**** Data rows ****

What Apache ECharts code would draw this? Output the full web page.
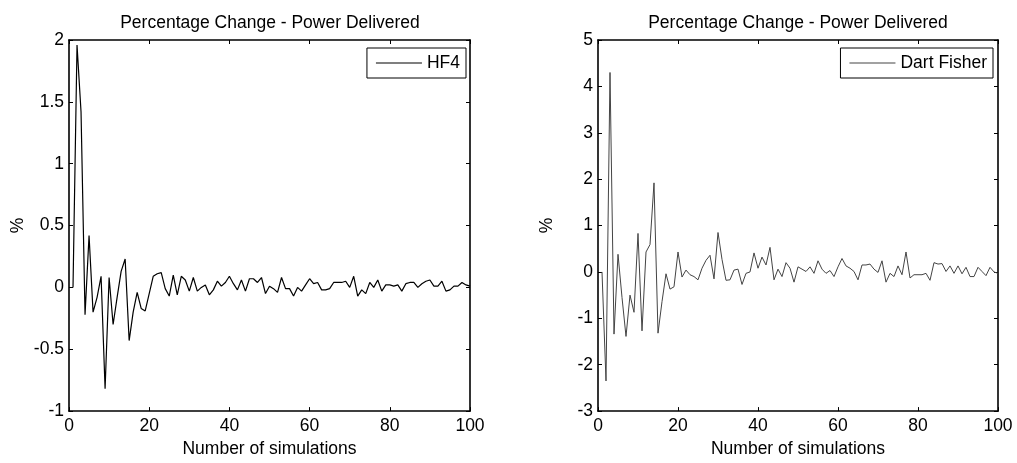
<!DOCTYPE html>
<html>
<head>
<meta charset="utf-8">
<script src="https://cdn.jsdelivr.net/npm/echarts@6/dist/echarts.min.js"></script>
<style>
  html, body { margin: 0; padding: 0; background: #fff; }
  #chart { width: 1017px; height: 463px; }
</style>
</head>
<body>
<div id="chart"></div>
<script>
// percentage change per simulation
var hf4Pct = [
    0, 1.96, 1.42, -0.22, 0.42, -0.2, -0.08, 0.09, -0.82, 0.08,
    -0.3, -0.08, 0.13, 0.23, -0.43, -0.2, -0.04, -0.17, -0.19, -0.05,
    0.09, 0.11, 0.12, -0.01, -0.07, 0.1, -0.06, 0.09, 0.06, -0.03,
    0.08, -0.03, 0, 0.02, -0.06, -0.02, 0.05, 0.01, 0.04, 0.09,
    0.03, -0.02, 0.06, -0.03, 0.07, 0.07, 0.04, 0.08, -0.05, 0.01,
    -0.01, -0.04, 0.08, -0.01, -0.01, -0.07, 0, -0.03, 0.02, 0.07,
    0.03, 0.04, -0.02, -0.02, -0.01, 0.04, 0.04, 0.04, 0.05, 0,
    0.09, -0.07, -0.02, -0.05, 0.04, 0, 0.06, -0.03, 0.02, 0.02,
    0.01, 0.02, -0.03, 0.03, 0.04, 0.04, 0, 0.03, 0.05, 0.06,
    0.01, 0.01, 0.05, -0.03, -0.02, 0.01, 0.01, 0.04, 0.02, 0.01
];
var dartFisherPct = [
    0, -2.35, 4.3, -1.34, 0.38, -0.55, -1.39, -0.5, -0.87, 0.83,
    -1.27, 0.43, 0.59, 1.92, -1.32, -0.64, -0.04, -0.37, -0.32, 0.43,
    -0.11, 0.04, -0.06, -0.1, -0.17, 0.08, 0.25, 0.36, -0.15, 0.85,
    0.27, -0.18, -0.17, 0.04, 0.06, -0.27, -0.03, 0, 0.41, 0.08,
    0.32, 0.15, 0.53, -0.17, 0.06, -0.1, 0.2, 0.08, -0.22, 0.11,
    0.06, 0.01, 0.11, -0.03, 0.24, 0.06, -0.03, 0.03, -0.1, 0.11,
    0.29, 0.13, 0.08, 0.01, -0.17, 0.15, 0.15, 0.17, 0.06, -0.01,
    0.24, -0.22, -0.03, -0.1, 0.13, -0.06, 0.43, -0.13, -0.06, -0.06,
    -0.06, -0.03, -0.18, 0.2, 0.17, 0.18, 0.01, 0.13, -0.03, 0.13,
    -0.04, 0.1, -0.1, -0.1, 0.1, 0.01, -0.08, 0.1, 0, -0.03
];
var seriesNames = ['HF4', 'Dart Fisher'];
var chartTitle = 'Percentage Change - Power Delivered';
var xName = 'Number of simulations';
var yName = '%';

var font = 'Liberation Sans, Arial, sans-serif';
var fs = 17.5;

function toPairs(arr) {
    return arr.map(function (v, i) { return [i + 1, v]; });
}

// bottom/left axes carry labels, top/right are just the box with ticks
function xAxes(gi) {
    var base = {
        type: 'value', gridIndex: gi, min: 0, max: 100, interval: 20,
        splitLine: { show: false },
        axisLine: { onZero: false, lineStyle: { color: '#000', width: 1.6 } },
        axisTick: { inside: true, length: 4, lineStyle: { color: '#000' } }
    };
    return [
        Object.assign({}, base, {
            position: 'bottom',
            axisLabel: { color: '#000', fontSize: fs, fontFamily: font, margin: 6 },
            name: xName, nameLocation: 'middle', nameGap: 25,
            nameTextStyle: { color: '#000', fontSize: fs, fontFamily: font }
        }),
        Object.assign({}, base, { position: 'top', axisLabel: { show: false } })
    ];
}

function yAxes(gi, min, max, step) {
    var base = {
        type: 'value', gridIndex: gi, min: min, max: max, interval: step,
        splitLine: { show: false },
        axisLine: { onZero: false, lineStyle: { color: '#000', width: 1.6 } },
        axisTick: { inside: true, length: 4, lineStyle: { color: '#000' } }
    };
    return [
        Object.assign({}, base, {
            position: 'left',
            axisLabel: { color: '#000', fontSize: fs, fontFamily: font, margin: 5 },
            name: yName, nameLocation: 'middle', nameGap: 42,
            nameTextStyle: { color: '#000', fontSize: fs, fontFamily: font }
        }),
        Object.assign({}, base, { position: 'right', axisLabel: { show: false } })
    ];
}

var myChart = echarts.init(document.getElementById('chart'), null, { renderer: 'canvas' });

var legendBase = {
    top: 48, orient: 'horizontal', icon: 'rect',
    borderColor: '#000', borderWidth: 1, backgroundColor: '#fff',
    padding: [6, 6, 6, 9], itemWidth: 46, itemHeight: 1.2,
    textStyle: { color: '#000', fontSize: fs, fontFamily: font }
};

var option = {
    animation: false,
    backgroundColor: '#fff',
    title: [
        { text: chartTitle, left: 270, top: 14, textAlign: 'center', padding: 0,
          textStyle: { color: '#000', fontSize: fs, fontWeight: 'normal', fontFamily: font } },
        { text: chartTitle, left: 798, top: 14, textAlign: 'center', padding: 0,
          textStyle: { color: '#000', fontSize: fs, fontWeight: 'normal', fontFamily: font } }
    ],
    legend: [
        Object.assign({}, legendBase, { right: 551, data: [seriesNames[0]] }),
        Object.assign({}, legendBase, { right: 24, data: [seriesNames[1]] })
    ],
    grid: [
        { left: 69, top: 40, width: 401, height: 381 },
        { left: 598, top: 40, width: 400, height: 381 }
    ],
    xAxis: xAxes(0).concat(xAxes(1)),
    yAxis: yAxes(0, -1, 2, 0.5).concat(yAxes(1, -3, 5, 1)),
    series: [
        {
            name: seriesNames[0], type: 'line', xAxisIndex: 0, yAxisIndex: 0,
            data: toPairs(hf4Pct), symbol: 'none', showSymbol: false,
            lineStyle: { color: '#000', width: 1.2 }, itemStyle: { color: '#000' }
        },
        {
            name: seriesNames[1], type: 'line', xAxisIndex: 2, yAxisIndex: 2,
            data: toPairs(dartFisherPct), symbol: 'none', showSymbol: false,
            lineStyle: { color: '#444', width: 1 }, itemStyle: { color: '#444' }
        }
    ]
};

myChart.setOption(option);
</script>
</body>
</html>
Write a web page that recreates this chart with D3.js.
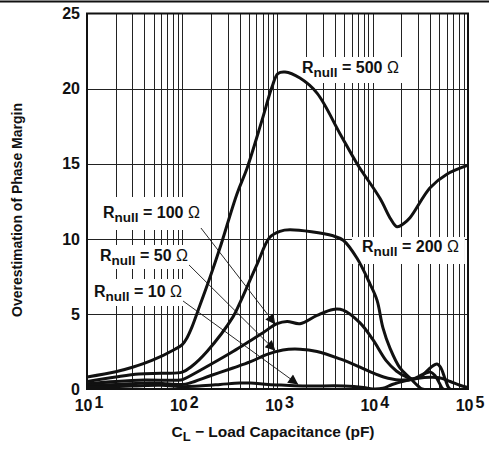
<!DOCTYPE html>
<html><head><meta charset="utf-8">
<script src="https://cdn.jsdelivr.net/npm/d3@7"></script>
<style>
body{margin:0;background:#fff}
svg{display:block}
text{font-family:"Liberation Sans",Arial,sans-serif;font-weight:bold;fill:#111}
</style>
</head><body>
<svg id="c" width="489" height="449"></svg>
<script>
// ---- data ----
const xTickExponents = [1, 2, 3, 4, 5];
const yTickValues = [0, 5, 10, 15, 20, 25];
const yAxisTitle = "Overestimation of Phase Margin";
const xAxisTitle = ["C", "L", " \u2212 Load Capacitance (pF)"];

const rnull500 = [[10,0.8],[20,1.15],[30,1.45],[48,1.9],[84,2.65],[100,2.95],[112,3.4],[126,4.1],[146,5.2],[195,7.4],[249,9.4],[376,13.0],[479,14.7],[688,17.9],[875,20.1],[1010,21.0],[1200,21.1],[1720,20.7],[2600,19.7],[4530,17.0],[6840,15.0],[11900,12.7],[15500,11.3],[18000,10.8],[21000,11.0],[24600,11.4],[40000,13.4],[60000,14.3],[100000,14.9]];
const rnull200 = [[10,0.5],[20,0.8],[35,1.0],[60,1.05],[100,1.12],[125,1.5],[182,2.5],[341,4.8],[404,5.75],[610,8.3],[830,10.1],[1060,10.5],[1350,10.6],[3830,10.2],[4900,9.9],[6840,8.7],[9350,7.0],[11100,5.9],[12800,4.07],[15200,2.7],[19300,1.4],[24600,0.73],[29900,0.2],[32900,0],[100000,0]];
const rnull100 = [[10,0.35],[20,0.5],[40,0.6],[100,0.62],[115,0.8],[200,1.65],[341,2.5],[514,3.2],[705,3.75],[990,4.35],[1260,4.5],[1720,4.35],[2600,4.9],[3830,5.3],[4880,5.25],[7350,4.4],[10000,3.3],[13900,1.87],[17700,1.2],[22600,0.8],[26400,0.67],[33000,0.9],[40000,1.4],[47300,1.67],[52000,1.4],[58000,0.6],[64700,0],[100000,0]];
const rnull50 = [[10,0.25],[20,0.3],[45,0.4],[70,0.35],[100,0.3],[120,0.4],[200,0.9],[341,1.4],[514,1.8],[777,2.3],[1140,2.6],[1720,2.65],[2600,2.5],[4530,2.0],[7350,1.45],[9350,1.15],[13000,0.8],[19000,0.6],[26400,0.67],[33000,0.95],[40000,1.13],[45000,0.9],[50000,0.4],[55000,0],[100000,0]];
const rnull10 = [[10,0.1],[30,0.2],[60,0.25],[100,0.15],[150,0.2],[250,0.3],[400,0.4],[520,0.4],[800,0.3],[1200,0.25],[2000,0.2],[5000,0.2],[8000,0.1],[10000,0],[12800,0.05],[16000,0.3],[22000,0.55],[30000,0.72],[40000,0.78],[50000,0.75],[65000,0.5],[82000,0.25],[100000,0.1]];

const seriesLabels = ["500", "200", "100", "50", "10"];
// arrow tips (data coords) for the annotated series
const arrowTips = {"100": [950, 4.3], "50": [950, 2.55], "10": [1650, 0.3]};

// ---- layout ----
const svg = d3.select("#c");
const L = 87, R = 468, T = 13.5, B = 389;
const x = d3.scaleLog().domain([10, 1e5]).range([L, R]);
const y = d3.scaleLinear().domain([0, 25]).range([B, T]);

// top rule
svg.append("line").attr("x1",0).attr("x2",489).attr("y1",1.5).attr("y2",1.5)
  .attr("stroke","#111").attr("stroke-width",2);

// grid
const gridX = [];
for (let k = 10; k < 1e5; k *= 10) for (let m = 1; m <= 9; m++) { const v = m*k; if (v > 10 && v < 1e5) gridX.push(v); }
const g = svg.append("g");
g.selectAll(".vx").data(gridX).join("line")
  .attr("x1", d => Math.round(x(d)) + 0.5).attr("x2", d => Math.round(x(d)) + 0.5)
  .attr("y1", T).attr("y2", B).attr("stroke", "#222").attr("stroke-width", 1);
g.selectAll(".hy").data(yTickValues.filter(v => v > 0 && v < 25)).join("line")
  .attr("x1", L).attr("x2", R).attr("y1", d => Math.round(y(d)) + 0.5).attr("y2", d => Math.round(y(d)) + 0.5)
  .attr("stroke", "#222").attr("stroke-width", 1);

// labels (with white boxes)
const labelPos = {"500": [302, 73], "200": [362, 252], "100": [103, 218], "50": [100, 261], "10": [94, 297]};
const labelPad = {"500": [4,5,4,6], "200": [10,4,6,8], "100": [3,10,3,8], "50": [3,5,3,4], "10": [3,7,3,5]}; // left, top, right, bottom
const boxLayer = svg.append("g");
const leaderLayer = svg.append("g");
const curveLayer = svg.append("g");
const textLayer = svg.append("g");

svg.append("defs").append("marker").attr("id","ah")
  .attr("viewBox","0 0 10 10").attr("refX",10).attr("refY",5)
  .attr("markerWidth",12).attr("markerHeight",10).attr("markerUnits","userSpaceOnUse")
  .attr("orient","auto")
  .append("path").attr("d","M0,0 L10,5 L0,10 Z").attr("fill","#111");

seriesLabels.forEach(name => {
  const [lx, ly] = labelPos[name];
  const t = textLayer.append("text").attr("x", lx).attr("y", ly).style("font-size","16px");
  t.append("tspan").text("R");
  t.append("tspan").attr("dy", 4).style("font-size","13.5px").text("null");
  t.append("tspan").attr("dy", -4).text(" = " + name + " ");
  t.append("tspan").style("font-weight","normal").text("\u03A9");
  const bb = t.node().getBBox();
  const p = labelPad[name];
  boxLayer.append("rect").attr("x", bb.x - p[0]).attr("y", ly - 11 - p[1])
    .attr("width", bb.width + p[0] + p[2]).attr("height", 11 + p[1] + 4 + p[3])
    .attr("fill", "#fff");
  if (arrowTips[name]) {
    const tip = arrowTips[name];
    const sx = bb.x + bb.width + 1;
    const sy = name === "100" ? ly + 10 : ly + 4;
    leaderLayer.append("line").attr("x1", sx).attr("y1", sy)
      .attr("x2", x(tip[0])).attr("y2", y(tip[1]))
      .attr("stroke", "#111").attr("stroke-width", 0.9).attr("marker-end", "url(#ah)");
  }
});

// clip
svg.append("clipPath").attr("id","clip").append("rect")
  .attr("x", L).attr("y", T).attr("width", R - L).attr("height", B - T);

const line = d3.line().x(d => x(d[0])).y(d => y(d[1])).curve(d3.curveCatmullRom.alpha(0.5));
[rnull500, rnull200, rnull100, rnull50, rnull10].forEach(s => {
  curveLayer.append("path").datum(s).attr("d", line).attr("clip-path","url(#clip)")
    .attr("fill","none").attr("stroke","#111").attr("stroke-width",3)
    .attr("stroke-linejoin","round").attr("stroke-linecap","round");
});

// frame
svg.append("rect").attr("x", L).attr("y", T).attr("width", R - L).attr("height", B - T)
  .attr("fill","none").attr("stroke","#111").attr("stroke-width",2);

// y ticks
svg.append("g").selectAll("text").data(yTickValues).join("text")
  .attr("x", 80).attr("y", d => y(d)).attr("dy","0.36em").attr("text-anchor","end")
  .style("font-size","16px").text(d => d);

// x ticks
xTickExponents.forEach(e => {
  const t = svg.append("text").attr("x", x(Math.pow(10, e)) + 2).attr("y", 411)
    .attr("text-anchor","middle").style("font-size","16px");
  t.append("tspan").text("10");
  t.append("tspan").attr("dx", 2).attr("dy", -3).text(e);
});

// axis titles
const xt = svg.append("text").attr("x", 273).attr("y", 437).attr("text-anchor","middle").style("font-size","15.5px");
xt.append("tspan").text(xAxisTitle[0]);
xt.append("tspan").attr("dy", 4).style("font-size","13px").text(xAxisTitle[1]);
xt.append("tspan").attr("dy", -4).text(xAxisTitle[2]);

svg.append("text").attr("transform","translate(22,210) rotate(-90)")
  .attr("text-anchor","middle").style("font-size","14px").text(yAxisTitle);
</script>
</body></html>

****

Directions:
Look for "with" and pull out every line that has it.

Solution:
// bottom/left axes carry labels, top/right are just the box with ticks
Write a web page that recreates this chart with D3.js.
// labels (with white boxes)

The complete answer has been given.